Ogni 6 dicembre ci sono momenti di tensione, se non scontri, come quelli che dominarono il corteo di due anni fa. Nel 2022 infatti, agenti, elicotteri e idranti della polizia circondarono l’area di Exarchia e tutti coloro che erano considerati pericolosi. Ci fu una grande guerriglia urbana, poiché ai compagni di scuola, di vita e di quartiere fu vietato dirigersi verso il monumento dedicato ad Alexis.

Un’eredità ancora viva, una coscienza ancora viva

Ancora oggi, il ricordo di Alexis è custodito a Exarchia, dove una targa commemorativa segna il luogo della sua morte. Manifestazioni e cortei si svolgeranno anche oggi per onorare la sua memoria e riaffermare i valori di giustizia sociale. A sedici anni dall’evento, la sua storia continua a essere un monito per le generazioni future, una testimonianza del potere della resistenza collettiva greca di fronte all’ingiustizia.
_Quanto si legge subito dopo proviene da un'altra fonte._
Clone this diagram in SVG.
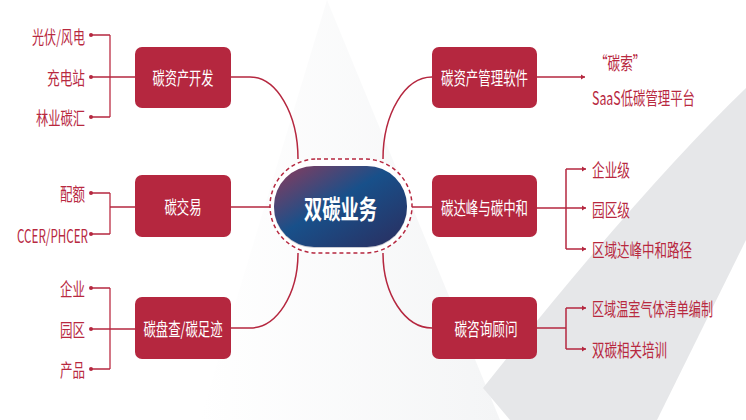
<svg xmlns="http://www.w3.org/2000/svg" width="746" height="420" viewBox="0 0 746 420">
<defs>
<linearGradient id="core" x1="0" y1="0" x2="1" y2="1">
<stop offset="0" stop-color="#8e3a5b"/>
<stop offset="0.45" stop-color="#18508a"/>
<stop offset="1" stop-color="#2b2d5e"/>
</linearGradient>
<linearGradient id="wedge" x1="0" y1="0" x2="1" y2="0">
<stop offset="0" stop-color="#ffffff"/>
<stop offset="1" stop-color="#f4f5f6"/>
</linearGradient>
<marker id="arr" markerUnits="userSpaceOnUse" markerWidth="8" markerHeight="8" refX="5" refY="4" orient="auto">
<path d="M1,1.5 L5,4 L1,6.5 Z" fill="#b5273f"/>
</marker>
<marker id="dot" markerUnits="userSpaceOnUse" markerWidth="6" markerHeight="6" refX="3" refY="3">
<circle cx="3" cy="3" r="2" fill="#b5273f"/>
</marker>
</defs>
<style>
.box{fill:#b5273f}
.bt{fill:#ffffff;font-family:"Noto Sans CJK SC","Noto Sans",sans-serif;font-size:18px;text-anchor:middle;dominant-baseline:central}
.lt{fill:#b8293f;font-family:"Noto Sans CJK SC","Noto Sans",sans-serif;font-size:18px;dominant-baseline:central}
.le{text-anchor:end}
.ln{fill:none;stroke:#b5273f;stroke-width:1.5}
.lb{fill:none;stroke:#c4485c;stroke-width:1.5}
</style>
<rect width="746" height="420" fill="#ffffff"/>
<polygon points="327,0 500,420 200,420" fill="url(#wedge)"/>
<path d="M746,88 Q640,190 483,388 L510,420 L657,420 L746,240 Z" fill="#e6e7e9"/>

<g id="connectors">
<path class="ln" d="M231,77 H250 A48 82 0 0 1 298,159"/>
<path class="ln" d="M231,207 H270"/>
<path class="ln" d="M231,328 H250 A48 75 0 0 0 298,253"/>
<path class="ln" d="M432,77 A49 82 0 0 0 383,159"/>
<path class="ln" d="M412,207 H432"/>
<path class="ln" d="M432,328 A49 75 0 0 1 383,253"/>

<path class="lb" d="M110,35 V117"/>
<path class="ln" d="M110,35 H91" marker-end="url(#dot)"/>
<path class="ln" d="M135,77 H91" marker-end="url(#dot)"/>
<path class="ln" d="M110,117 H91" marker-end="url(#dot)"/>

<path class="lb" d="M110,193 V234"/>
<path class="ln" d="M135,207 H110"/>
<path class="ln" d="M110,193 H91" marker-end="url(#dot)"/>
<path class="ln" d="M110,234 H91" marker-end="url(#dot)"/>

<path class="lb" d="M110,288 V369"/>
<path class="ln" d="M110,288 H91" marker-end="url(#dot)"/>
<path class="ln" d="M135,329 H91" marker-end="url(#dot)"/>
<path class="ln" d="M110,369 H91" marker-end="url(#dot)"/>

<path class="ln" d="M537,77 H585" marker-end="url(#arr)"/>

<path class="ln" d="M537,208 H566"/>
<path class="ln" d="M566,169 V249"/>
<path class="ln" d="M566,169 H586" marker-end="url(#arr)"/>
<path class="ln" d="M566,208 H586" marker-end="url(#arr)"/>
<path class="ln" d="M566,249 H586" marker-end="url(#arr)"/>

<path class="ln" d="M537,328 H566"/>
<path class="ln" d="M566,308 V349"/>
<path class="ln" d="M566,308 H586" marker-end="url(#arr)"/>
<path class="ln" d="M566,349 H586" marker-end="url(#arr)"/>
</g>

<g id="core-node">
<rect x="270" y="159" width="142" height="94" rx="47" fill="#ffffff" stroke="#b5273f" stroke-width="1.5" stroke-dasharray="4 3"/>
<rect x="274" y="167" width="133" height="81" rx="40" fill="#c9cbd3"/>
<rect x="274" y="166" width="133" height="81" rx="40" fill="url(#core)"/>
<text x="340.5" y="207" fill="#ffffff" font-family="'Noto Sans CJK SC','Noto Sans',sans-serif" font-size="26" font-weight="bold" text-anchor="middle" dominant-baseline="central" textLength="73" lengthAdjust="spacingAndGlyphs">双碳业务</text>
</g>

<g id="n-dev">
<rect class="box" x="135" y="47" width="96" height="61" rx="7"/>
<text class="bt" x="183" y="77" textLength="61" lengthAdjust="spacingAndGlyphs">碳资产开发</text>
</g>
<g id="n-trade">
<rect class="box" x="135" y="175" width="96" height="62" rx="7"/>
<text class="bt" x="183" y="206" textLength="37" lengthAdjust="spacingAndGlyphs">碳交易</text>
</g>
<g id="n-audit">
<rect class="box" x="135" y="297" width="96" height="62" rx="7"/>
<text class="bt" x="183" y="328" textLength="79" lengthAdjust="spacingAndGlyphs">碳盘查/碳足迹</text>
</g>
<g id="n-soft">
<rect class="box" x="432" y="47" width="105" height="61" rx="7"/>
<text class="bt" x="484.5" y="77" textLength="87" lengthAdjust="spacingAndGlyphs">碳资产管理软件</text>
</g>
<g id="n-peak">
<rect class="box" x="432" y="175" width="105" height="62" rx="7"/>
<text class="bt" x="484.5" y="207" textLength="87" lengthAdjust="spacingAndGlyphs">碳达峰与碳中和</text>
</g>
<g id="n-consult">
<rect class="box" x="432" y="297" width="105" height="62" rx="7"/>
<text class="bt" x="486" y="328" textLength="63" lengthAdjust="spacingAndGlyphs">碳咨询顾问</text>
</g>

<g id="leaf-left">
<text class="lt le" x="85" y="36" textLength="53" lengthAdjust="spacingAndGlyphs">光伏/风电</text>
<text class="lt le" x="85" y="77" textLength="38" lengthAdjust="spacingAndGlyphs">充电站</text>
<text class="lt le" x="85" y="117" textLength="49" lengthAdjust="spacingAndGlyphs">林业碳汇</text>
<text class="lt le" x="85" y="193" textLength="25" lengthAdjust="spacingAndGlyphs">配额</text>
<text class="lt le" x="88" y="235" textLength="71" lengthAdjust="spacingAndGlyphs">CCER/PHCER</text>
<text class="lt le" x="85" y="288" textLength="25" lengthAdjust="spacingAndGlyphs">企业</text>
<text class="lt le" x="85" y="329" textLength="25" lengthAdjust="spacingAndGlyphs">园区</text>
<text class="lt le" x="85" y="369" textLength="25" lengthAdjust="spacingAndGlyphs">产品</text>
</g>
<g id="leaf-right">
<text class="lt" transform="translate(595,62) scale(0.7,1)">“碳索”</text>
<text class="lt" x="592" y="97" textLength="103" lengthAdjust="spacingAndGlyphs">SaaS低碳管理平台</text>
<text class="lt" x="592" y="169" textLength="38" lengthAdjust="spacingAndGlyphs">企业级</text>
<text class="lt" x="592" y="209" textLength="38" lengthAdjust="spacingAndGlyphs">园区级</text>
<text class="lt" x="592" y="249" textLength="100" lengthAdjust="spacingAndGlyphs">区域达峰中和路径</text>
<text class="lt" x="592" y="308" textLength="121" lengthAdjust="spacingAndGlyphs">区域温室气体清单编制</text>
<text class="lt" x="592" y="349" textLength="75" lengthAdjust="spacingAndGlyphs">双碳相关培训</text>
</g>
</svg>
Vicende come quelle di Alexis non sono da prendere singolarmente, come un incidente casuale per un errore di un poliziotto violento. I recenti fatti del quartiere Corvetto di Milano, piuttosto che le violenze nelle banlieu parigine, rientrano in costanti dinamiche di una frammentazione urbana, causata da impoverimento, abbandono e marginalizzazione. Le periferie delle Capitali si trovano ad essere vittime di un processo di riqualificazione urbana, ma che dietro nascondono la faccia più brutale del capitalismo e della speculazione immobiliare.

Chi abita in questi quartieri si trova deprivato di qualsiasi cosa, spesso costretto a scendere a patti con gang locali o giri poco raccomandabili, poco conformi alla legalità. Si formano così quartieri come Exarchia, piccoli o grandi ghetti in cui rimangono tutti coloro che non hanno abbastanza possibilità economiche e in cui operano le prospettive classiste di un Welfare statale affiancato da attori privati.

In questo contesto, le uniche risposte per ogni bisogno cittadino sono operazioni massicce della Polizia, che, con l’obiettivo di dimostrare la loro presenza sul territorio, altro non fanno che aumentare le discriminazioni per il colore della pelle, per il modo di vestirsi o di parlare. Accanto a ciò, l’onda della violenza viene cavalcata dal caos mediatico di giornali e televisione che, con le loro narrazioni tossiche e manipolative, riescono a chiaramente a distinguere i buoni e i cattivi in queste storie e giustificare così ogni violenza dello Stato.